На мой взгляд, «Одуванчик» удачно дополнил комплекс миниатюр, лирическая точность которых позволила весьма требовательному — отвечаю как участник — жюри включить Викторию в шорт-лист Южноуральской литературной премии (ЮУЛП) 2013 года в номинации «Талантливая молодёжь». Сегодня, как свидетельствует повесть «Удали», отмеченная дипломом этой же премии в 2014 году за драматизм и языковую выразительность, автор осваивает новую жанровую ступень.

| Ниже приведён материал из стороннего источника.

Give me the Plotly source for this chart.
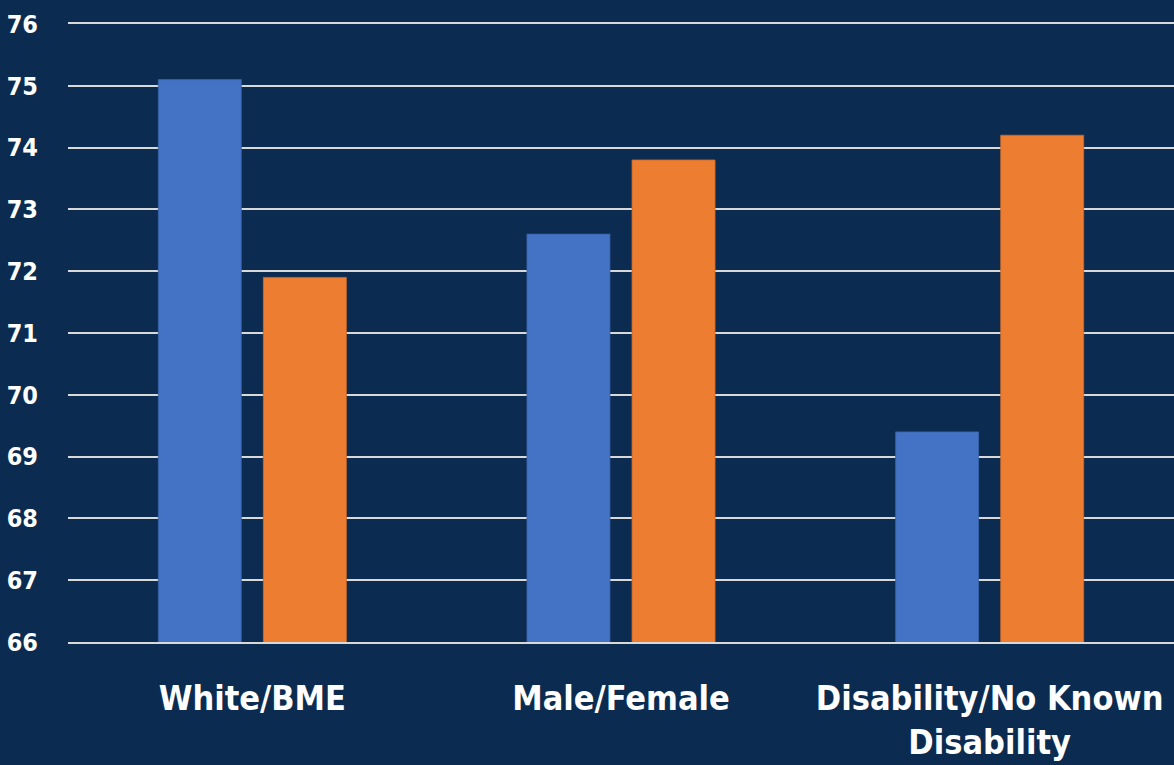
import plotly.graph_objects as go

categories = ["White/BME", "Male/Female", "Disability/No Known<br>Disability"]
first_group = [75.1, 72.6, 69.4]
second_group = [71.9, 73.8, 74.2]
y_ticks = [66, 67, 68, 69, 70, 71, 72, 73, 74, 75, 76]

BG = "#0B2C50"
GRID = "#D9D9D9"
FONT = "DejaVu Sans Condensed"

fig = go.Figure()
fig.add_trace(go.Bar(x=categories, y=first_group, marker=dict(color="#4472C4", line=dict(color="#3A62A8", width=0.8))))
fig.add_trace(go.Bar(x=categories, y=second_group, marker=dict(color="#ED7D31", line=dict(color="#C9692A", width=0.8))))

fig.update_layout(
    width=1174, height=765,
    paper_bgcolor=BG, plot_bgcolor=BG,
    margin=dict(l=68, r=0, t=24, b=123),
    barmode="group", bargap=0.43, bargroupgap=0.21,
    showlegend=False,
    font=dict(family=FONT, color="white"),
)
fig.update_yaxes(
    range=[66, 76], tickvals=y_ticks, showgrid=True, gridcolor=GRID, gridwidth=2,
    zeroline=False, showline=False, ticks="", ticklabelstandoff=29,
    tickfont=dict(family=FONT, size=25, color="white", weight="bold"),
)
fig.update_xaxes(
    showline=True, mirror=True, linecolor=GRID, linewidth=2, ticks="", ticklabelstandoff=25,
    tickfont=dict(family=FONT, size=34, color="white", weight="bold"),
)
fig.write_html("out.html")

В шорт-лист ЮУЛП в 2013 году вошли также Юлия Линникова и ещё один участник «Взлётной полосы» — Роман Япишин, который сегодня, как и Ангелина Сабитова, учится в московском Литинституте. В 2012 году, когда эта премия вручалась впервые, одним из её лауреатов в той же молодёжной номинации стала Оксана Ралкова, принятая вскоре в Союз писателей России. Школу Нины Ягодинцевой прошла и лауреат ЮУЛП 2014 года Екатерина Ермолина.

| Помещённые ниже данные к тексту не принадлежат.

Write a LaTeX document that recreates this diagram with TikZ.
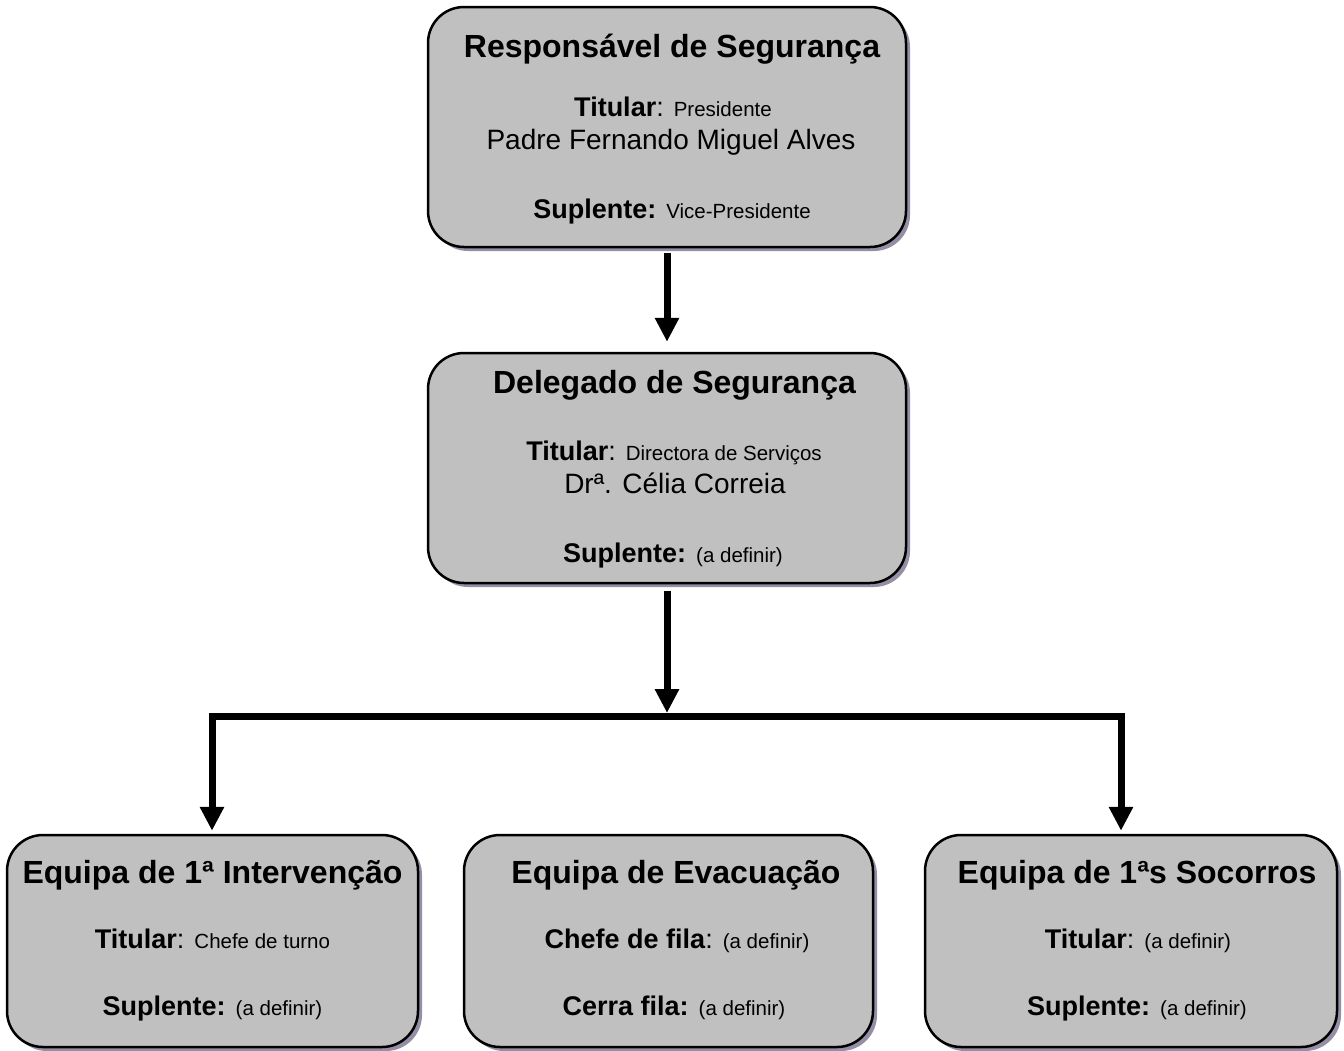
\documentclass[tikz,border=0pt]{standalone}
\usepackage{fontspec}
\setmainfont{Liberation Sans}
\usetikzlibrary{arrows.meta,shadows}
\definecolor{boxgray}{RGB}{192,192,192}
\definecolor{shadowcol}{RGB}{150,142,166}
\newcommand{\fsTitle}{\fontsize{32}{38}\selectfont\bfseries}
\newcommand{\fsLabel}{\fontsize{27}{32}\selectfont}
\newcommand{\fsSmall}{\fontsize{20.5}{24}\selectfont}
\newcommand{\fsName}{\fontsize{28}{33}\selectfont}
\begin{document}
\begin{tikzpicture}[x=1pt,y=-1pt,
  box/.style={draw=black, line width=2.5pt, fill=boxgray, rounded corners=36pt,
    drop shadow={shadow xshift=4pt, shadow yshift=-4pt, fill=shadowcol, opacity=1},
    inner sep=0pt},
  txt/.style={anchor=base, inner sep=0pt},
  conn/.style={line width=7pt, -{Triangle[length=24pt,width=23pt]}},
  barline/.style={line width=7pt, line cap=rect}]
\fill[white] (0,0) rectangle (1344,1050);
\useasboundingbox (0,0) rectangle (1344,1050);

% boxes
\node[box, minimum width=478pt, minimum height=240pt] (resp) at (667,127) {};
\node[box, minimum width=478pt, minimum height=230pt] (deleg) at (667,468) {};
\node[box, minimum width=411pt, minimum height=212pt] (eq1) at (212.5,941) {};
\node[box, minimum width=409pt, minimum height=212pt] (eq2) at (668.5,941) {};
\node[box, minimum width=412pt, minimum height=212pt] (eq3) at (1131,941) {};

% texts: top box
\node[txt] (respT) at (672,57) {\fsTitle Responsável de Segurança};
\node[txt] (respA) at (673,116) {\fsLabel\textbf{Titular}: \fsSmall Presidente};
\node[txt] (respB) at (671,149) {\fsName Padre Fernando Miguel Alves};
\node[txt] (respC) at (672,218) {\fsLabel\textbf{Suplente:} \fsSmall Vice-Presidente};

% texts: middle box
\node[txt] (delT) at (674.5,393) {\fsTitle Delegado de Segurança};
\node[txt] (delA) at (674,460) {\fsLabel\textbf{Titular}: \fsSmall Directora de Serviços};
\node[txt] (delB) at (675,493) {\fsName Drª. Célia Correia};
\node[txt] (delC) at (673,562) {\fsLabel\textbf{Suplente:} \fsSmall (a definir)};

% texts: bottom boxes
\node[txt] (e1T) at (212.5,883) {\fsTitle Equipa de 1ª Intervenção};
\node[txt] (e1A) at (212.5,948) {\fsLabel\textbf{Titular}: \fsSmall Chefe de turno};
\node[txt] (e1B) at (212.5,1015) {\fsLabel\textbf{Suplente:} \fsSmall (a definir)};

\node[txt] (e2T) at (676,883) {\fsTitle Equipa de Evacuação};
\node[txt] (e2A) at (677,948) {\fsLabel\textbf{Chefe de fila}: \fsSmall (a definir)};
\node[txt] (e2B) at (674,1015) {\fsLabel\textbf{Cerra fila:} \fsSmall (a definir)};

\node[txt] (e3T) at (1137,883) {\fsTitle Equipa de 1ªs Socorros};
\node[txt] (e3A) at (1138,948) {\fsLabel\textbf{Titular}: \fsSmall (a definir)};
\node[txt] (e3B) at (1137,1015) {\fsLabel\textbf{Suplente:} \fsSmall (a definir)};

% connectors
\coordinate (jn) at (667,716.5);
\coordinate (jl) at (212,716.5);
\coordinate (jr) at (1121,716.5);
\draw[conn, shorten <=5pt, shorten >=10pt] (resp.south) -- (deleg.north);
\draw[conn, shorten <=7pt, shorten >=3.5pt] (deleg.south) -- (jn);
\draw[barline] (jl) -- (jr);
\draw[conn, shorten >=3pt] (jl) -- (jl |- eq1.north);
\draw[conn, shorten >=3pt] (jr) -- (jr |- eq3.north);
\end{tikzpicture}
\end{document}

В апреле 2014 года на базе литературной мастерской ЧГАКИ уже в пятый раз прошло совещание молодых авторов «Стилисты добра», на котором среди прочего отбираются участники Всероссийского межвузовского литературного форума имени Николая Гумилёва «Осиянное слово». То, что слушатели «Взлётной полосы» являются организаторами совещания, давно вошло в порядок вещей, но дальше — больше: самые опытные из них формируют молодёжное жюри и пробуют себя в роли руководителей семинаров. А при издании книг, как показывает та же кассета, — и в редакторском деле. Редактором «Проводника», например, выступила Юлия Линникова, «Дерева в форме реки» — Роман Япишин, «Альтов» — Виктория Иванова.
Четвёртый год всё та же Нина Ягодинцева ведёт в академии «взрослые» литературные курсы, где учатся жители не только Челябинска и ближней округи, но подчас и куда более дальних городов. В общем, налицо целая система, на формирование которой от первых занятий до первых заметных результатов и имён ушло целое десятилетие. Зато сейчас, похоже, мы вправе с уверенностью говорить о как минимум прочном становлении в Челябинске новой авторской литературной школы. Причём — и это тоже свидетельствует о высоком уровне проводимой работы — ни один из её лучших слушателей и выпускников не похож на другого.